Examples of valid values are: /[0-9]{6}/[0-9]{3,4}, \.root$.
![]() | Note |
---|---|
ROOT class TPMERegexp is used to perform regular expression matching. |
![]() | Example of a valid string for an arbitrary find command |
---|---|
Find;BasePath=/alice/data/2010/LHC10h/000139505/ESDs/pass1/*.*;FileName=root_archive.zip;Anchor=AliESDs.root
|
It is possible to append to the format string the Mode
specifier that affects the way URLs are generated.
Mode=[local|remote|cache]
This parameter is optional and defaults to local
. Description of each possible value follows:
Local storage is checked for the presence of data you requested. Output URLs will be relative to your local storage. Also, locality information (i.e., is your file staged?) is filled.
If you run a PROOF analysis on a dataset with this mode specified, only data marked as "staged" will be processed.
This method is the preferred one, since it does not overload the remote storage, and it enables users to process partially-staged datasets, or partially-reconstructed runs, without the need to manually update static datasets.
![]() | Important |
---|---|
This is the default if no mode is specified, and it is also the most efficient one.
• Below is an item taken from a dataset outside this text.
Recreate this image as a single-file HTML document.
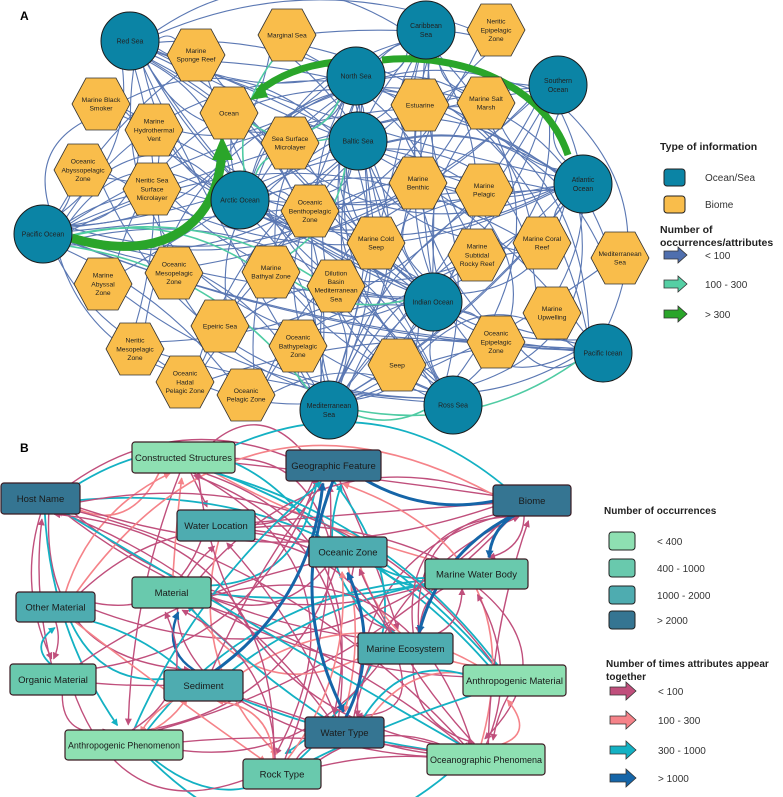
<!DOCTYPE html>
<html><head><meta charset="utf-8"><style>
html,body{margin:0;padding:0;background:#fff}
svg{display:block}
text{font-family:"Liberation Sans",Arial,sans-serif}
</style></head><body>
<svg id="s" width="783" height="797" viewBox="0 0 783 797" xmlns="http://www.w3.org/2000/svg">
<defs>
<marker id="mb" markerWidth="6" markerHeight="6" refX="5" refY="3" orient="auto" markerUnits="userSpaceOnUse"><path d="M0,0L6,3L0,6z" fill="#5b78b3"/></marker>
<marker id="mt" markerWidth="7" markerHeight="7" refX="6" refY="3.5" orient="auto" markerUnits="userSpaceOnUse"><path d="M0,0L7,3.5L0,7z" fill="#4fcba3"/></marker>
<marker id="m1" markerWidth="7" markerHeight="7" refX="6" refY="3.5" orient="auto" markerUnits="userSpaceOnUse"><path d="M0,0L7,3.5L0,7z" fill="#c04f7c"/></marker>
<marker id="m2" markerWidth="7" markerHeight="7" refX="6" refY="3.5" orient="auto" markerUnits="userSpaceOnUse"><path d="M0,0L7,3.5L0,7z" fill="#f58389"/></marker>
<marker id="m3" markerWidth="7" markerHeight="7" refX="6" refY="3.5" orient="auto" markerUnits="userSpaceOnUse"><path d="M0,0L7,3.5L0,7z" fill="#14b1c3"/></marker>
<marker id="m4" markerWidth="8" markerHeight="8" refX="7" refY="4" orient="auto" markerUnits="userSpaceOnUse"><path d="M0,0L8,4L0,8z" fill="#1565a8"/></marker>
</defs>
<g id="edgesA"></g>
<!-- thick green -->
<path d="M72,238 C150,262 218,235 222,150" stroke="#2aa52a" stroke-width="9" fill="none"/>
<path d="M212,160 L222,136 L233,160 z" fill="#2aa52a"/>
<path d="M335,62 C300,66 275,78 258,92" stroke="#2aa52a" stroke-width="7" fill="none"/>
<path d="M250,100 L262,82 L268,97 z" fill="#2aa52a"/>
<path d="M382,60 C460,52 545,85 568,155" stroke="#2aa52a" stroke-width="7" fill="none"/>
<g id="edgesB"></g>
<g id="nodes"></g>

<text x="20" y="20" font-size="12" font-weight="bold">A</text>
<text x="20" y="452" font-size="12" font-weight="bold">B</text>

<!-- Legend A -->
<text x="660" y="150" font-size="10.5" font-weight="bold" fill="#222">Type of information</text>
<rect x="664" y="169" width="21" height="17" rx="3" fill="#0b84a5" stroke="#222"/>
<text x="705" y="181" font-size="10" fill="#333">Ocean/Sea</text>
<rect x="664" y="196" width="21" height="17" rx="3" fill="#f9bd4b" stroke="#222"/>
<text x="705" y="208" font-size="10" fill="#333">Biome</text>
<text x="660" y="233" font-size="10.5" font-weight="bold" fill="#222">Number of</text>
<text x="660" y="246" font-size="10.5" font-weight="bold" fill="#222">occurrences/attributes</text>
<g stroke="#333" stroke-width="0.8">
<path d="M664,251h14v-4l9,8l-9,8v-4h-14z" fill="#4f6fae"/>
<path d="M664,280h14v-4l9,8l-9,8v-4h-14z" fill="#55cfa4"/>
<path d="M664,310h14v-4l9,8l-9,8v-4h-14z" fill="#2aa52a"/>
</g>
<text x="705" y="259" font-size="10" fill="#333">&lt; 100</text>
<text x="705" y="288" font-size="10" fill="#333">100 - 300</text>
<text x="705" y="318" font-size="10" fill="#333">&gt; 300</text>

<!-- Legend B -->
<text x="604" y="514" font-size="10" font-weight="bold" fill="#222">Number of occurrences</text>
<rect x="609" y="532" width="26" height="18" rx="3" fill="#8ee0b2" stroke="#222"/>
<rect x="609" y="559" width="26" height="18" rx="3" fill="#69c9ad" stroke="#222"/>
<rect x="609" y="586" width="26" height="18" rx="3" fill="#4eacb0" stroke="#222"/>
<rect x="609" y="611" width="26" height="18" rx="3" fill="#357592" stroke="#222"/>
<text x="657" y="545" font-size="10" fill="#333">&lt; 400</text>
<text x="657" y="572" font-size="10" fill="#333">400 - 1000</text>
<text x="657" y="599" font-size="10" fill="#333">1000 - 2000</text>
<text x="657" y="624" font-size="10" fill="#333">&gt; 2000</text>
<text x="606" y="667" font-size="10" font-weight="bold" fill="#222">Number of times attributes appear</text>
<text x="606" y="680" font-size="10" font-weight="bold" fill="#222">together</text>
<g stroke="#333" stroke-width="0.8">
<path d="M610,687h16v-5l10,9l-10,9v-5h-16z" fill="#c04f7c"/>
<path d="M610,716h16v-5l10,9l-10,9v-5h-16z" fill="#f58389"/>
<path d="M610,746h16v-5l10,9l-10,9v-5h-16z" fill="#14b1c3"/>
<path d="M610,774h16v-5l10,9l-10,9v-5h-16z" fill="#1565a8"/>
</g>
<text x="658" y="695" font-size="10" fill="#333">&lt; 100</text>
<text x="658" y="724" font-size="10" fill="#333">100 - 300</text>
<text x="658" y="754" font-size="10" fill="#333">300 - 1000</text>
<text x="658" y="782" font-size="10" fill="#333">&gt; 1000</text>
</svg>
<script>
(function(){
var NS="http://www.w3.org/2000/svg";
function el(t,a,p){var e=document.createElementNS(NS,t);for(var k in a)e.setAttribute(k,a[k]);p.appendChild(e);return e;}
var circ=[["Red Sea",130,41],["North Sea",356,76],["Baltic Sea",358,141],["Arctic Ocean",240,200],["Pacific Ocean",43,234],["Caribbean Sea",426,30],["Southern Ocean",558,85],["Atlantic Ocean",583,184],["Indian Ocean",433,302],["Pacific Icean",603,353],["Mediterranean Sea",329,410],["Ross Sea",453,405]];
var hex=[["Marginal Sea",287,35],["Marine Sponge Reef",196,55],["Marine Black Smoker",101,104],["Marine Hydrothermal Vent",154,130],["Ocean",229,113],["Oceanic Abyssopelagic Zone",83,170],["Neritic Sea Surface Microlayer",152,189],["Sea Surface Microlayer",290,143],["Oceanic Benthopelagic Zone",310,211],["Marine Cold Seep",376,243],["Oceanic Mesopelagic Zone",174,273],["Marine Bathyal Zone",271,272],["Marine Abyssal Zone",103,284],["Dilution Basin Mediterranean Sea",336,286],["Epeiric Sea",220,326],["Oceanic Bathypelagic Zone",298,346],["Neritic Mesopelagic Zone",135,349],["Oceanic Hadal Pelagic Zone",185,382],["Oceanic Pelagic Zone",246,395],["Seep",397,365],["Neritic Epipelagic Zone",496,30],["Estuarine",420,105],["Marine Salt Marsh",486,103],["Marine Benthic",418,183],["Marine Pelagic",484,190],["Marine Subtidal Rocky Reef",477,255],["Marine Coral Reef",542,243],["Mediterranean Sea",620,258],["Marine Upwelling",552,313],["Oceanic Epipelagic Zone",496,342]];
var lines={"Red Sea":["Red Sea"],"North Sea":["North Sea"],"Baltic Sea":["Baltic Sea"],"Arctic Ocean":["Arctic Ocean"],"Pacific Ocean":["Pacific Ocean"],"Caribbean Sea":["Caribbean","Sea"],"Southern Ocean":["Southern","Ocean"],"Atlantic Ocean":["Atlantic","Ocean"],"Indian Ocean":["Indian Ocean"],"Pacific Icean":["Pacific Icean"],"Mediterranean Sea":["Mediterranean","Sea"],"Ross Sea":["Ross Sea"],
"Marginal Sea":["Marginal Sea"],"Marine Sponge Reef":["Marine","Sponge Reef"],"Marine Black Smoker":["Marine Black","Smoker"],"Marine Hydrothermal Vent":["Marine","Hydrothermal","Vent"],"Ocean":["Ocean"],"Oceanic Abyssopelagic Zone":["Oceanic","Abyssopelagic","Zone"],"Neritic Sea Surface Microlayer":["Neritic Sea","Surface","Microlayer"],"Sea Surface Microlayer":["Sea Surface","Microlayer"],"Oceanic Benthopelagic Zone":["Oceanic","Benthopelagic","Zone"],"Marine Cold Seep":["Marine Cold","Seep"],"Oceanic Mesopelagic Zone":["Oceanic","Mesopelagic","Zone"],"Marine Bathyal Zone":["Marine","Bathyal Zone"],"Marine Abyssal Zone":["Marine","Abyssal","Zone"],"Dilution Basin Mediterranean Sea":["Dilution","Basin","Mediterranean","Sea"],"Epeiric Sea":["Epeiric Sea"],"Oceanic Bathypelagic Zone":["Oceanic","Bathypelagic","Zone"],"Neritic Mesopelagic Zone":["Neritic","Mesopelagic","Zone"],"Oceanic Hadal Pelagic Zone":["Oceanic","Hadal","Pelagic Zone"],"Oceanic Pelagic Zone":["Oceanic","Pelagic Zone"],"Seep":["Seep"],"Neritic Epipelagic Zone":["Neritic","Epipelagic","Zone"],"Estuarine":["Estuarine"],"Marine Salt Marsh":["Marine Salt","Marsh"],"Marine Benthic":["Marine","Benthic"],"Marine Pelagic":["Marine","Pelagic"],"Marine Subtidal Rocky Reef":["Marine","Subtidal","Rocky Reef"],"Marine Coral Reef":["Marine Coral","Reef"],"Marine Upwelling":["Marine","Upwelling"],"Oceanic Epipelagic Zone":["Oceanic","Epipelagic","Zone"]};
var seed=7;function rnd(){seed=(seed*16807)%2147483647;return seed/2147483647;}
var A=circ.concat(hex);
var gA=document.getElementById("edgesA"),gB=document.getElementById("edgesB"),gN=document.getElementById("nodes");
function curve(g,x1,y1,x2,y2,col,w,mk,bend){
 var dx=x2-x1,dy=y2-y1,L=Math.sqrt(dx*dx+dy*dy)||1;
 var r=13/L; var sx=x1+dx*r,sy=y1+dy*r,ex=x2-dx*r*1.6,ey=y2-dy*r*1.6;
 var mx=(sx+ex)/2-dy*bend,my=(sy+ey)/2+dx*bend;
 el("path",{d:"M"+sx+","+sy+"Q"+mx+","+my+" "+ex+","+ey,stroke:col,"stroke-width":w,fill:"none","marker-end":"url(#"+mk+")"},g);
}
for(var i=0;i<circ.length;i++){
 for(var j=0;j<A.length;j++){
  if(i==j)continue;
  var p=(i<5||i==7||i==10||i==8)?0.45:0.26;
  if(rnd()<p){var a=circ[i],b=A[j];var f=rnd()<0.5;
   var s=f?a:b,t=f?b:a;
   curve(gA,s[1],s[2],t[1],t[2],"#5b78b3",1.1,"mb",(rnd()-0.5)*0.9);}
 }
}
var teal=[[4,10],[4,23],[3,12],[2,16],[1,19],[8,23],[9,10],[11,10],[4,25],[2,23],[3,19]];
teal.forEach(function(e){var a=A[e[0]],b=A[e[1]];curve(gA,b[1],b[2],a[1],a[2],"#4fcba3",1.6,"mt",0.2);});
circ.forEach(function(c){el("circle",{cx:c[1],cy:c[2],r:29,fill:"#0b84a5",stroke:"#1a1a1a","stroke-width":1},gN);lbl(c,6.9);});
hex.forEach(function(h){var x=h[1],y=h[2];el("polygon",{points:[x-29,y,x-15,y-26,x+15,y-26,x+29,y,x+15,y+26,x-15,y+26].join(","),fill:"#f9bd4b",stroke:"#333","stroke-width":0.8},gN);lbl(h,6.7);});
function lbl(n,fs){var ls=lines[n[0]],lh=fs*1.3,y0=n[2]-(ls.length-1)*lh/2+fs*0.35;
 ls.forEach(function(s,k){var t=el("text",{x:n[1],y:y0+k*lh,"font-size":fs,"text-anchor":"middle",fill:"#222"},gN);t.textContent=s;});}
var R=[["Constructed Structures",132,442,103,31,"#8ee0b2"],["Geographic Feature",286,450,95,31,"#357592"],["Host Name",1,483,79,31,"#357592"],["Biome",493,485,78,31,"#357592"],["Water Location",177,510,78,31,"#4eacb0"],["Oceanic Zone",309,537,78,30,"#4eacb0"],["Marine Water Body",425,559,103,30,"#69c9ad"],["Material",132,577,79,31,"#69c9ad"],["Other Material",16,592,79,30,"#4eacb0"],["Marine Ecosystem",358,633,95,31,"#4eacb0"],["Organic Material",10,664,86,31,"#69c9ad"],["Sediment",164,670,79,31,"#4eacb0"],["Anthropogenic Material",463,665,103,31,"#8ee0b2"],["Water Type",305,717,79,31,"#357592"],["Anthropogenic Phenomenon",65,730,118,30,"#8ee0b2"],["Oceanographic Phenomena",427,744,118,31,"#8ee0b2"],["Rock Type",243,759,78,30,"#69c9ad"]];
var cB=[["#c04f7c",1.4,"m1",0.62],["#f58389",1.6,"m2",0.16],["#14b1c3",1.8,"m3",0.2],["#1565a8",2.4,"m4",0.02]];
for(var i=0;i<R.length;i++)for(var j=0;j<R.length;j++){if(i==j)continue;
 if(rnd()<0.42){var r=rnd(),k=r<cB[0][3]?0:r<cB[0][3]+cB[1][3]?1:r<0.98?2:3;
  var a=R[i],b=R[j];curve(gB,a[1]+a[3]/2,a[2]+a[4]/2,b[1]+b[3]/2,b[2]+b[4]/2,cB[k][0],cB[k][1],cB[k][2],(rnd()-0.5)*1.0);}}
[[1,3],[1,13],[3,6],[3,9],[11,1],[13,5]].forEach(function(e){var a=R[e[0]],b=R[e[1]];curve(gB,a[1]+a[3]/2,a[2]+a[4]/2,b[1]+b[3]/2,b[2]+b[4]/2,"#1565a8",3,"m4",0.2);});
R.forEach(function(n){el("rect",{x:n[1],y:n[2],width:n[3],height:n[4],rx:3,fill:n[5],stroke:"#3a1a22","stroke-width":1.2},gN);
 var t=el("text",{x:n[1]+n[3]/2,y:n[2]+n[4]/2+3.5,"font-size":9.5,"text-anchor":"middle",fill:"#1a1a1a"},gN);t.textContent=n[0];
 try{var w=t.getComputedTextLength();if(w>n[3]-6){t.setAttribute("textLength",n[3]-6);t.setAttribute("lengthAdjust","spacingAndGlyphs");}}catch(e){}
});
})();
</script>
</body></html>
Despite it might take some time (up to a couple of minutes to locate ~4000 files), returned information is always reliable (because it's dynamic) and speeds up analysis (because analysis will always be run only on files having local copies). Moreover this information is cached for a configurable period of time, so that subsequent calls to the same dataset will be faster. |
Only AliEn URLs are returned.
A PROOF analysis run on a dataset with this mode specified will always obtain data from a remote storage, according to the AliEn file catalog.
![]() | Warning |
---|---|
Tasks run on remote data are usually much slower than using local storage. |
URLs pointing to local copies of files are returned, but real file presence is not checked.
If local storage is configured for retrieving from AliEn files that are not available locally (which is the case of xrootd with vMSS), then data will be downloaded while analysis is running.
It is called cache mode because it treats the local storage as a cache for the remote storage.
![]() | Warning |
---|---|
This mode is usually very slow on a busy analysis facility since retrieving data in real time without any kind of scheduling is inefficient. It also conflicts with the preferred method, which is to stage data asynchronously using the stager daemon. |
Issuing staging requests and keeping track of them requires an auxiliary database that can be read and updated by the data stager daemon.
Whenever a staging request is issued, a ROOT file containing the dataset is saved in a special directory on the master's filesystem, monitored by the file stager.
In the xproofd configuration file, there is a directive to specify the directory used as repository for staging requests:
xpd.stagereqrepo /path/to/local/directory
Permissions on this directory must be kept open.
![]() | Warning |
---|---|
Versions of the stager daemon prior to v1.0.7 do not support open permissions and the staging repository directive. |
Staging requests and monitoring can be done from within a PROOF session.
gProof->RequestStagingDataSet("QueryString")
Requests staging of the dataset specified via the query string.
Staging request is honored if the stager daemon is running.
![]() | Tip |
---|---|
In order to avoid requesting to stage undesired data, it is advisable to check in advance the results of your query string:
|
TProof->ShowStagingStatusDataSet("QueryString"[, "opts"])
Shows progress status of a previously given staging request with data specified by the query string.
Options are optional, and passed as-is to the TFileCollection::Print()
method.
![]() | Tip |
---|---|
It is possible to show all the files marked as corrupted by the daemon: gProof->ShowStagingStatusDataSet("QueryString", "C") Or all the files successfully staged and not corrupted: gProof->ShowStagingStatusDataSet("QueryString", "Sc") |
gProof->GetStagingStatusDataSet("QueryString")
Gets a TFileCollection
containing information on the staging request specified by the query string.
Works exactly like ShowStagingStatusDataSet()
but returns an object instead of displaying information on the screen.